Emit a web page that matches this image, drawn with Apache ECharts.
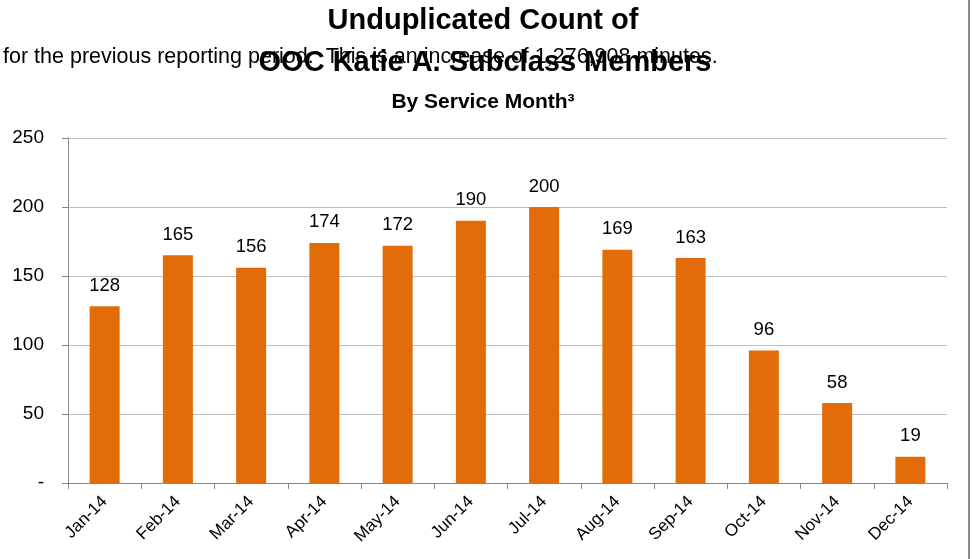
<!DOCTYPE html>
<html>
<head>
<meta charset="utf-8">
<script src="https://cdn.jsdelivr.net/npm/echarts@6/dist/echarts.min.js"></script>
<style>
    html, body { margin: 0; padding: 0; background: #fff; }
    #chart { width: 972px; height: 559px; }
</style>
</head>
<body>
<div id="chart"></div>
<script>
    // data
    const months = ['Jan-14', 'Feb-14', 'Mar-14', 'Apr-14', 'May-14', 'Jun-14',
                    'Jul-14', 'Aug-14', 'Sep-14', 'Oct-14', 'Nov-14', 'Dec-14'];
    const members = [128, 165, 156, 174, 172, 190, 200, 169, 163, 96, 58, 19];
    const yTicks = [0, 50, 100, 150, 200, 250];

    const font = 'Liberation Sans';
    const myChart = echarts.init(document.getElementById('chart'));

    let option = {
        animation: false,
        backgroundColor: '#fff',
        graphic: [
            {
                type: 'text', x: 3, y: 57,
                style: { text: 'for the previous reporting period.  This is an increase of 1,276,908 minutes.',
                         font: '21.5px ' + font, fill: '#000', verticalAlign: 'middle' }
            },
            {
                type: 'text', x: 483, y: 21,
                style: { text: 'Unduplicated Count of', font: 'bold 29px ' + font,
                         fill: '#000', align: 'center', verticalAlign: 'middle' }
            },
            {
                type: 'text', x: 485, y: 63,
                style: { text: 'OOC Katie A. Subclass Members', font: 'bold 29px ' + font,
                         fill: '#000', align: 'center', verticalAlign: 'middle' }
            },
            {
                type: 'text', x: 483, y: 102,
                style: { text: 'By Service Month³', font: 'bold 21px ' + font,
                         fill: '#000', align: 'center', verticalAlign: 'middle' }
            },
            {
                type: 'line',
                shape: { x1: 969, y1: 0, x2: 969, y2: 559 },
                style: { stroke: '#8c8c8c', lineWidth: 2 }
            }
        ],
        grid: {
            left: 68,
            right: 25,
            top: 138,
            bottom: 76
        },
        xAxis: {
            type: 'category',
            data: months,
            axisLine: { lineStyle: { color: '#868686', width: 1 } },
            axisTick: { show: true, length: 6, lineStyle: { color: '#868686' } },
            axisLabel: {
                rotate: 45,
                color: '#000',
                fontFamily: font,
                fontSize: 17,
                margin: 16
            }
        },
        yAxis: {
            type: 'value',
            min: yTicks[0],
            max: yTicks[yTicks.length - 1],
            interval: yTicks[1] - yTicks[0],
            axisLine: { show: true, lineStyle: { color: '#868686' } },
            axisTick: { show: true, length: 6, lineStyle: { color: '#868686' } },
            axisLabel: {
                color: '#000',
                fontFamily: font,
                fontSize: 19,
                margin: 24,
                formatter: function (v) {
                    return v === 0 ? '-' : String(v);
                }
            },
            splitLine: { lineStyle: { color: '#bfbfbf' } }
        },
        series: [
            {
                type: 'bar',
                data: members,
                barWidth: 30,
                itemStyle: { color: '#e36c0a' },
                label: {
                    show: true,
                    position: 'top',
                    distance: 11,
                    color: '#000',
                    fontFamily: font,
                    fontSize: 18.5
                }
            }
        ]
    };

    myChart.setOption(option);
</script>
</body>
</html>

■ **Exercise objective**
Restate the entire listing word for word, excluding pictures.

■ **Finished task**
Emit a web page that matches this image, drawn with Apache ECharts.
<!DOCTYPE html>
<html>
<head>
<meta charset="utf-8">
<script src="https://cdn.jsdelivr.net/npm/echarts@6/dist/echarts.min.js"></script>
<style>
    html, body { margin: 0; padding: 0; background: #fff; }
    #chart { width: 972px; height: 559px; }
</style>
</head>
<body>
<div id="chart"></div>
<script>
    // data
    const months = ['Jan-14', 'Feb-14', 'Mar-14', 'Apr-14', 'May-14', 'Jun-14',
                    'Jul-14', 'Aug-14', 'Sep-14', 'Oct-14', 'Nov-14', 'Dec-14'];
    const members = [128, 165, 156, 174, 172, 190, 200, 169, 163, 96, 58, 19];
    const yTicks = [0, 50, 100, 150, 200, 250];

    const font = 'Liberation Sans';
    const myChart = echarts.init(document.getElementById('chart'));

    let option = {
        animation: false,
        backgroundColor: '#fff',
        graphic: [
            {
                type: 'text', x: 3, y: 57,
                style: { text: 'for the previous reporting period.  This is an increase of 1,276,908 minutes.',
                         font: '21.5px ' + font, fill: '#000', verticalAlign: 'middle' }
            },
            {
                type: 'text', x: 483, y: 21,
                style: { text: 'Unduplicated Count of', font: 'bold 29px ' + font,
                         fill: '#000', align: 'center', verticalAlign: 'middle' }
            },
            {
                type: 'text', x: 485, y: 63,
                style: { text: 'OOC Katie A. Subclass Members', font: 'bold 29px ' + font,
                         fill: '#000', align: 'center', verticalAlign: 'middle' }
            },
            {
                type: 'text', x: 483, y: 102,
                style: { text: 'By Service Month³', font: 'bold 21px ' + font,
                         fill: '#000', align: 'center', verticalAlign: 'middle' }
            },
            {
                type: 'line',
                shape: { x1: 969, y1: 0, x2: 969, y2: 559 },
                style: { stroke: '#8c8c8c', lineWidth: 2 }
            }
        ],
        grid: {
            left: 68,
            right: 25,
            top: 138,
            bottom: 76
        },
        xAxis: {
            type: 'category',
            data: months,
            axisLine: { lineStyle: { color: '#868686', width: 1 } },
            axisTick: { show: true, length: 6, lineStyle: { color: '#868686' } },
            axisLabel: {
                rotate: 45,
                color: '#000',
                fontFamily: font,
                fontSize: 17,
                margin: 16
            }
        },
        yAxis: {
            type: 'value',
            min: yTicks[0],
            max: yTicks[yTicks.length - 1],
            interval: yTicks[1] - yTicks[0],
            axisLine: { show: true, lineStyle: { color: '#868686' } },
            axisTick: { show: true, length: 6, lineStyle: { color: '#868686' } },
            axisLabel: {
                color: '#000',
                fontFamily: font,
                fontSize: 19,
                margin: 24,
                formatter: function (v) {
                    return v === 0 ? '-' : String(v);
                }
            },
            splitLine: { lineStyle: { color: '#bfbfbf' } }
        },
        series: [
            {
                type: 'bar',
                data: members,
                barWidth: 30,
                itemStyle: { color: '#e36c0a' },
                label: {
                    show: true,
                    position: 'top',
                    distance: 11,
                    color: '#000',
                    fontFamily: font,
                    fontSize: 18.5
                }
            }
        ]
    };

    myChart.setOption(option);
</script>
</body>
</html>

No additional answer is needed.